If the 2-parameter surface normal does not coincide with 1-parameter circle normal, but makes an angle $\gamma$ of relative latitude then the intersection is a small circle. Intersection is like a parallel circle but not an equator.

Clairaut constant derivative $\dfrac{d(r \sin \psi)}{dz}$ is a constant $ =\tan \gamma$ forms a small circle with respect to an arbitrary North-South polar axis.

In stereographic projection all non-equatorial sections of a plane passing through North pole of the sphere at angle $\gamma$ to North-South polar plane are small circles.

Answer 2

(Q1) I suspect some relationship is being illustrated. The 1st 2 coordinates in $[1,1,-1]$ are the centre of the circle $\Phi(E)$ while the norm of $[1,1,-1]$ s the radius of $\Phi(E)$.

(Q2) Yes if the planes intersect $\mathbb S^2$ or $\emptyset$ is considered a circle in $\mathbb S^2$.
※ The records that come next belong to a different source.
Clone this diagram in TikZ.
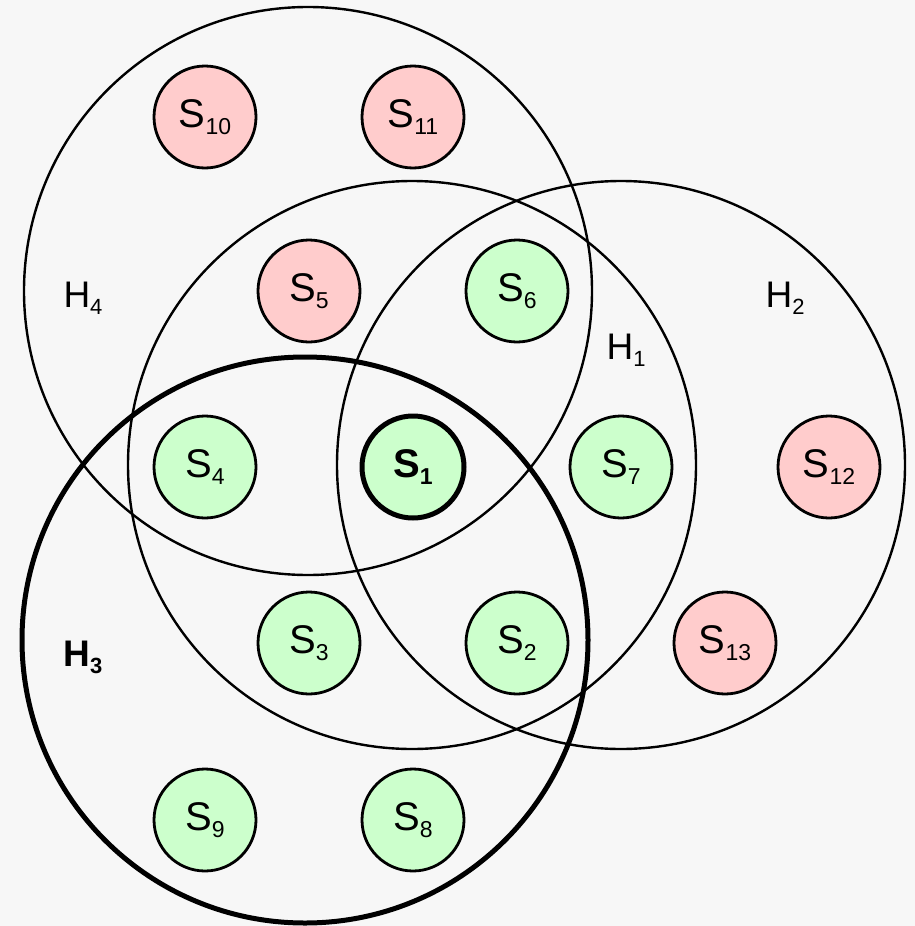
\documentclass[tikz,border=0pt]{standalone}
\usepackage{fontspec}
\setmainfont{Liberation Sans}
\newcommand{\mylab}[2]{\fontsize{40}{40}\selectfont #1\raisebox{-7pt}{\fontsize{23}{23}\selectfont #2}}
\newcommand{\myhlab}[2]{\fontsize{37}{37}\selectfont #1\raisebox{-7pt}{\fontsize{22}{22}\selectfont #2}}
\definecolor{bgc}{HTML}{F7F7F7}
\definecolor{pinkc}{HTML}{FFCCCC}
\definecolor{greenc}{HTML}{CCFFCC}
\tikzset{
  big/.style={draw=black, line width=2.4pt},
  bigthick/.style={draw=black, line width=5pt},
  sm/.style={circle, draw=black, line width=2.8pt, minimum size=102pt, inner sep=0pt},
  red/.style={sm, fill=pinkc},
  grn/.style={sm, fill=greenc},
  hl/.style={inner sep=0pt}
}
\begin{document}
\begin{tikzpicture}[x=1pt,y=-1pt]
\fill[bgc] (0,0) rectangle (915,926);
\useasboundingbox (0,0) rectangle (915,926);
% big circles
\draw[big] (308,291) circle[radius=284pt];
\draw[big] (412,465) circle[radius=284pt];
\draw[big] (621,465) circle[radius=284pt];
\draw[bigthick] (305,640) circle[radius=283pt];
% labels
\node[hl] (h4) at (83,298) {\myhlab{H}{4}};
\node[hl] (h2) at (785,298) {\myhlab{H}{2}};
\node[hl] (h1) at (626,350) {\myhlab{H}{1}};
\node[hl] (h3) at (83,657) {\bfseries\myhlab{H}{3}};
% small circles
\node[red] (s10) at (205,117) {\mylab{S}{10}};
\node[red] (s11) at (413,117) {\mylab{S}{11}};
\node[red] (s5) at (309,291) {\mylab{S}{5}};
\node[grn] (s6) at (517,291) {\mylab{S}{6}};
\node[grn] (s4) at (205,467) {\mylab{S}{4}};
\node[grn, line width=5pt] (s1) at (413,467) {\bfseries\mylab{S}{1}};
\node[grn] (s7) at (621,467) {\mylab{S}{7}};
\node[red] (s12) at (829,467) {\mylab{S}{12}};
\node[grn] (s3) at (309,643) {\mylab{S}{3}};
\node[grn] (s2) at (517,643) {\mylab{S}{2}};
\node[red] (s13) at (725,643) {\mylab{S}{13}};
\node[grn] (s9) at (205,820) {\mylab{S}{9}};
\node[grn] (s8) at (413,820) {\mylab{S}{8}};
\end{tikzpicture}
\end{document}
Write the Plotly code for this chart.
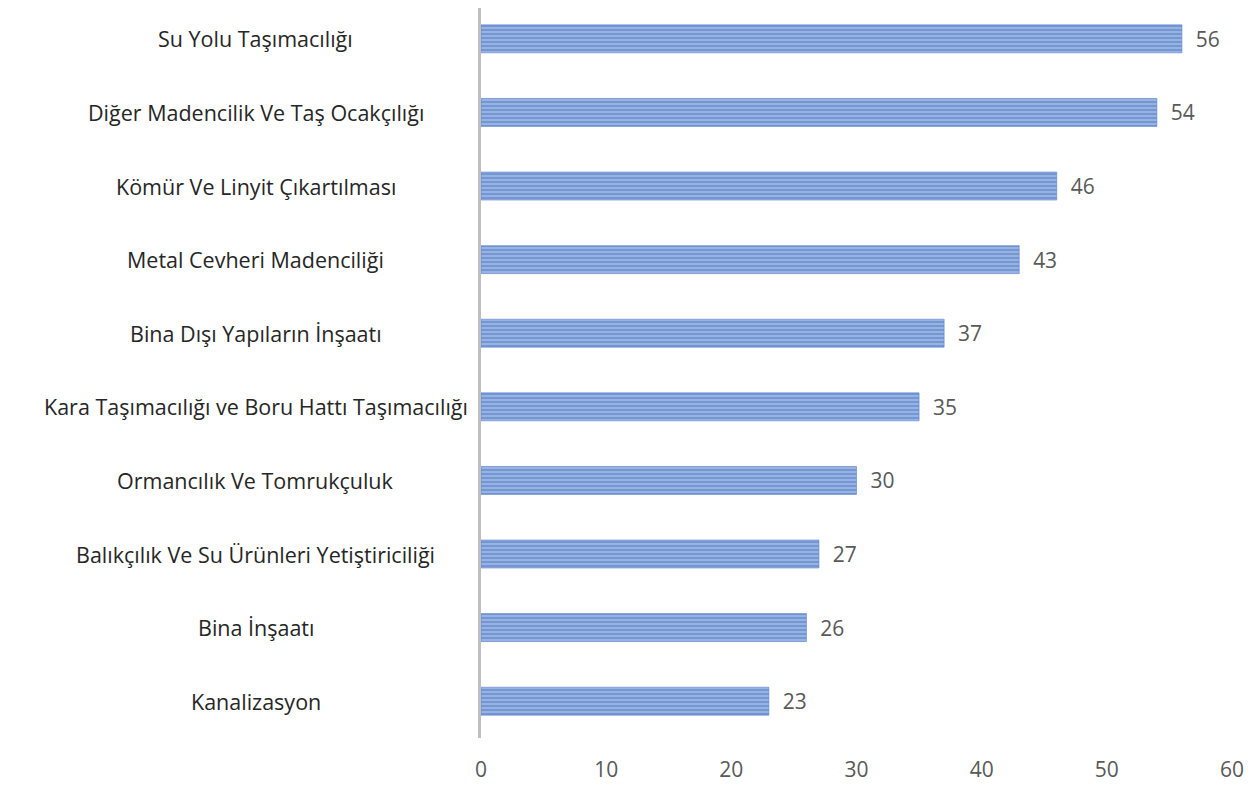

(Q3), (Q4) E is not an ellipse. It is a circle in 3D (see here too) parametrised as (WA)

$$\begin{bmatrix} x_1(t)\\ x_2(t)\\ x_3(t) \end{bmatrix} = \begin{bmatrix} \sqrt{\frac 2 3} \cos[t]\\ -\sqrt{\frac 2 4} \sin[t] - \sqrt{\frac 2 {12}} \cos[t]\\ -\sqrt{\frac 2 4} \sin[t] + \sqrt{\frac 2 {12}} \cos[t] \end{bmatrix} = \begin{bmatrix} \sqrt{\frac 1 3}\\ -\sqrt{\frac 1 {12}}\\ \sqrt{\frac 1 {12}} \end{bmatrix}\sqrt{2}\cos(t)+ \begin{bmatrix} 0\\ -\sqrt{\frac 1 {4}}\\ -\sqrt{\frac 1 {4}} \end{bmatrix}\sqrt{2}\sin(t)$$

Observe that while $x^2+y^2+xy=\frac12$ is an ellipse, $x^2+y^2+xy=\frac12 \wedge z= x+y$ is a circle.